Foreign Exchange, Forex, FX

The most crucial component of the foreign exchange market is forex currency, which is bought and sold in this marketplace. The transaction of FX currency involves the exchange of currencies of various nations. Fluctuations in the value of a currency against that of another offer forex traders opportunities to earn profits.

Although the currency of any nation can be exchanged in the forex market, there are a few that are considered major currencies, as they dominate the world's foreign transactions. The value of other currencies is typically considered against these major currencies.
Forex Currency: Major Currencies

The most popular FX currency is the US dollar (USD). This currency is involved in over 80% of the forex trades. With the collapse of the gold standard and the adoption of the Bretton Woods system in 1944, the US dollar became the world’s reserve currency. All currencies were valued in terms of the US dollar.

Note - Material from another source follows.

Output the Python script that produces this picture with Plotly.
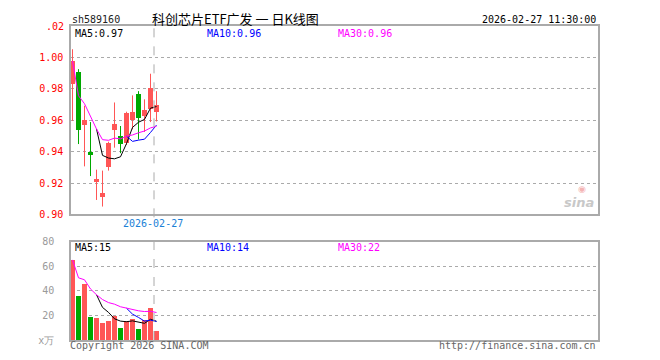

The Euro (EUR) is the currency of the Eurozone, which consists of 15 member states. With over €610 billion in circulation as of December 2006, the Euro has exceeded the US dollar in terms of total cash in circulation. The value of the Euro has been affected by factors such as unstable growth rates and unemployment.

The next most common FX currency is the Great British Pound (GBP), or Pound Sterling. Its popularity has been severely affected by the rising popularity of the US dollar. The Great British Pound is traded heavily against the Euro and the US dollar. This currency is also called "cable," as it was the first currency to be traded in the forex market through trans- Atlantic cables.

The Japanese yen (JPY) is the third most-traded currency in the forex market, next only to the US dollar and the Euro. The yen has featured prominently in the carry trade for years. However, yen carry trade started unwinding when the Financial Crisis of 2008 onwards caused all countries to reduce their interest rates. This has lead to the strengthening of the yen, despite Japan’s economy being in dire straits.

The Swiss Franc (CHF) is considered as a safe currency due to the nation’s neutral and independent economic policies and private banking system. The currency lacks liquidity, which has made it highly volatile.

The Working of Forex Currency

Forex currencies are always traded in pairs. The rate at which a currency pair is traded is known as its exchange rate. While there could be countless currency pairs, the following account for about 70% of the total daily trade in the forex market.

    * Euro/US Dollar - EUR/USD

    * Great Britain Pound/US Dollar - GBP/USD

    * US Dollar/Confoederatio Helvetica Franc - USD/CHF

    * US Dollar/Japanese Yen - USD/JPY

The first currency appearing in a currency pair is called the reference currency or the base currency. The second currency in the pair is known as the quote currency or the counter currency.

When an exchange occurs, the amount of the transaction is quoted in the reference currency, while the result of the transaction (profit or loss) is expressed in the quoted currency.